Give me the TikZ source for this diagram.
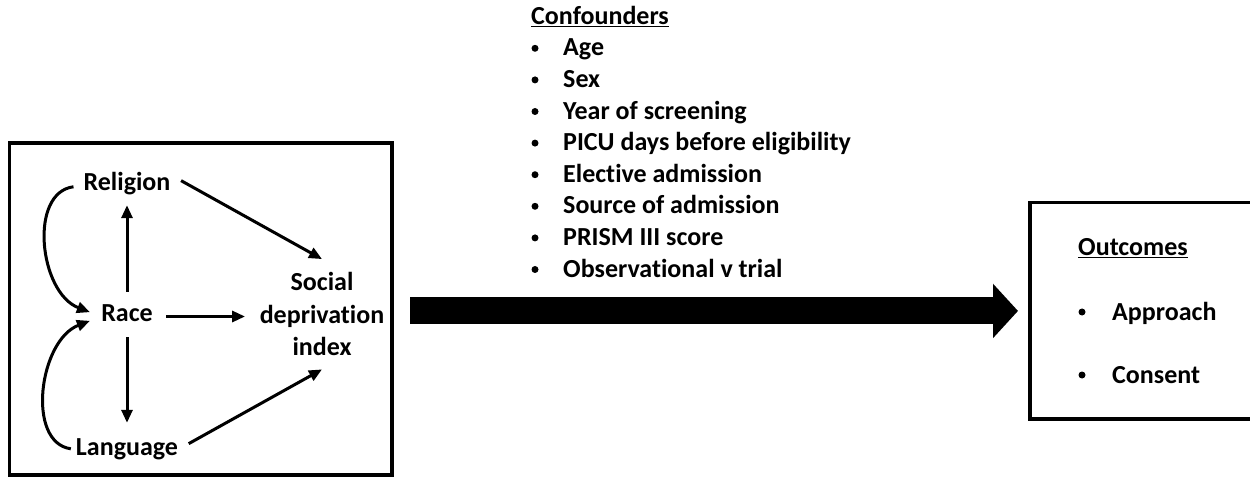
\documentclass[tikz,border=0pt]{standalone}
\usepackage{fontspec}
\setmainfont{Carlito}[Ligatures={NoCommon,NoContextual}]
\usetikzlibrary{arrows.meta,calc}
\begin{document}
\begin{tikzpicture}[x=1pt,y=-1pt,
  lbl/.style={font=\fontsize{26}{32}\selectfont\bfseries, inner sep=0pt, text height=16pt, text depth=5pt},
  mtxt/.style={font=\fontsize{26}{32.5}\selectfont\bfseries, inner sep=0pt, align=center},
  bul/.style={circle, fill, inner sep=0pt, minimum size=7pt},
  arr/.style={line width=3pt, -{Triangle[length=13pt,width=11pt]}},
  boxst/.style={draw, line width=3.5pt, inner sep=0pt, outer sep=0pt},
  bigarr/.style={line width=27pt, -{Triangle[length=25pt,width=53pt]}}]
\useasboundingbox (0,0) rectangle (1250,478);
% boxes
\node[boxst, minimum width=382.5pt, minimum height=332pt] (lbox) at (200.75,309) {};
\node[boxst, minimum width=240pt, minimum height=216.5pt, anchor=north west] (rbox) at (1030,202.7) {};
% left box contents
\node[lbl, anchor=base] (rel) at (127,191) {Religion};
\node[lbl, anchor=base] (race) at (127,322) {Race};
\node[lbl, anchor=base] (lang) at (127,455) {Language};
\node[mtxt] (sdi) at (322,314) {Social\\deprivation\\index};
\draw[arr, shorten <=14pt, shorten >=9pt] (race) -- (rel);
\draw[arr, shorten <=10pt, shorten >=16pt] (race) -- (lang);
\draw[arr, shorten <=13.5pt, shorten >=14.5pt] (race.east) -- (sdi.west |- race.east);
\draw[arr, shorten <=12pt] (rel.north east) -- ($(sdi.north)+(0,-13)$);
\draw[arr, shorten <=12pt] (lang.east) -- ($(sdi.south)+(0,13.5)$);
\draw[arr, shorten <=10pt, shorten >=12pt] (rel.west) .. controls ($(rel.west)+(-55,7)$) and ($(race.west)+(-62,-24)$) .. (race.west);
\draw[arr, shorten <=5pt, shorten >=12pt] (lang.west) .. controls ($(lang.west)+(-50,-7)$) and ($(race.west)+(-62,24)$) .. (race.west);
% big arrow
\draw[bigarr, shorten <=18pt, shorten >=12pt] (lbox.east |- rbox.west) -- (rbox.west);
% confounders
\node[lbl, anchor=base west] (conf) at (531,25) {\underline{Confounders}};
\foreach \t [count=\i] in {Age, Sex, Year of screening, PICU days before eligibility, Elective admission, Source of admission, PRISM III score, Observational v trial} {
  \node[bul] (cb\i) at (535,{48.3+31.6*(\i-1)}) {};
  \node[lbl, anchor=base west] (c\i) at (563,{56+31.6*(\i-1)}) {\t};
}
% outcomes
\node[lbl, anchor=base] (out) at (1133,256) {\underline{Outcomes}};
\node[bul] (ob1) at (1082,312) {};
\node[lbl, anchor=base west] (o1) at (1112,320) {Approach};
\node[bul] (ob2) at (1082,375) {};
\node[lbl, anchor=base west] (o2) at (1112,383) {Consent};
\end{tikzpicture}
\end{document}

------------------------------

- **YOUR GOAL**: Leave the images out and output the remaining material exactly as it stands.

- **PROBLEM SOLUTION**:
Give me the TikZ source for this diagram.
\documentclass[tikz,border=0pt]{standalone}
\usepackage{fontspec}
\setmainfont{Carlito}[Ligatures={NoCommon,NoContextual}]
\usetikzlibrary{arrows.meta,calc}
\begin{document}
\begin{tikzpicture}[x=1pt,y=-1pt,
  lbl/.style={font=\fontsize{26}{32}\selectfont\bfseries, inner sep=0pt, text height=16pt, text depth=5pt},
  mtxt/.style={font=\fontsize{26}{32.5}\selectfont\bfseries, inner sep=0pt, align=center},
  bul/.style={circle, fill, inner sep=0pt, minimum size=7pt},
  arr/.style={line width=3pt, -{Triangle[length=13pt,width=11pt]}},
  boxst/.style={draw, line width=3.5pt, inner sep=0pt, outer sep=0pt},
  bigarr/.style={line width=27pt, -{Triangle[length=25pt,width=53pt]}}]
\useasboundingbox (0,0) rectangle (1250,478);
% boxes
\node[boxst, minimum width=382.5pt, minimum height=332pt] (lbox) at (200.75,309) {};
\node[boxst, minimum width=240pt, minimum height=216.5pt, anchor=north west] (rbox) at (1030,202.7) {};
% left box contents
\node[lbl, anchor=base] (rel) at (127,191) {Religion};
\node[lbl, anchor=base] (race) at (127,322) {Race};
\node[lbl, anchor=base] (lang) at (127,455) {Language};
\node[mtxt] (sdi) at (322,314) {Social\\deprivation\\index};
\draw[arr, shorten <=14pt, shorten >=9pt] (race) -- (rel);
\draw[arr, shorten <=10pt, shorten >=16pt] (race) -- (lang);
\draw[arr, shorten <=13.5pt, shorten >=14.5pt] (race.east) -- (sdi.west |- race.east);
\draw[arr, shorten <=12pt] (rel.north east) -- ($(sdi.north)+(0,-13)$);
\draw[arr, shorten <=12pt] (lang.east) -- ($(sdi.south)+(0,13.5)$);
\draw[arr, shorten <=10pt, shorten >=12pt] (rel.west) .. controls ($(rel.west)+(-55,7)$) and ($(race.west)+(-62,-24)$) .. (race.west);
\draw[arr, shorten <=5pt, shorten >=12pt] (lang.west) .. controls ($(lang.west)+(-50,-7)$) and ($(race.west)+(-62,24)$) .. (race.west);
% big arrow
\draw[bigarr, shorten <=18pt, shorten >=12pt] (lbox.east |- rbox.west) -- (rbox.west);
% confounders
\node[lbl, anchor=base west] (conf) at (531,25) {\underline{Confounders}};
\foreach \t [count=\i] in {Age, Sex, Year of screening, PICU days before eligibility, Elective admission, Source of admission, PRISM III score, Observational v trial} {
  \node[bul] (cb\i) at (535,{48.3+31.6*(\i-1)}) {};
  \node[lbl, anchor=base west] (c\i) at (563,{56+31.6*(\i-1)}) {\t};
}
% outcomes
\node[lbl, anchor=base] (out) at (1133,256) {\underline{Outcomes}};
\node[bul] (ob1) at (1082,312) {};
\node[lbl, anchor=base west] (o1) at (1112,320) {Approach};
\node[bul] (ob2) at (1082,375) {};
\node[lbl, anchor=base west] (o2) at (1112,383) {Consent};
\end{tikzpicture}
\end{document}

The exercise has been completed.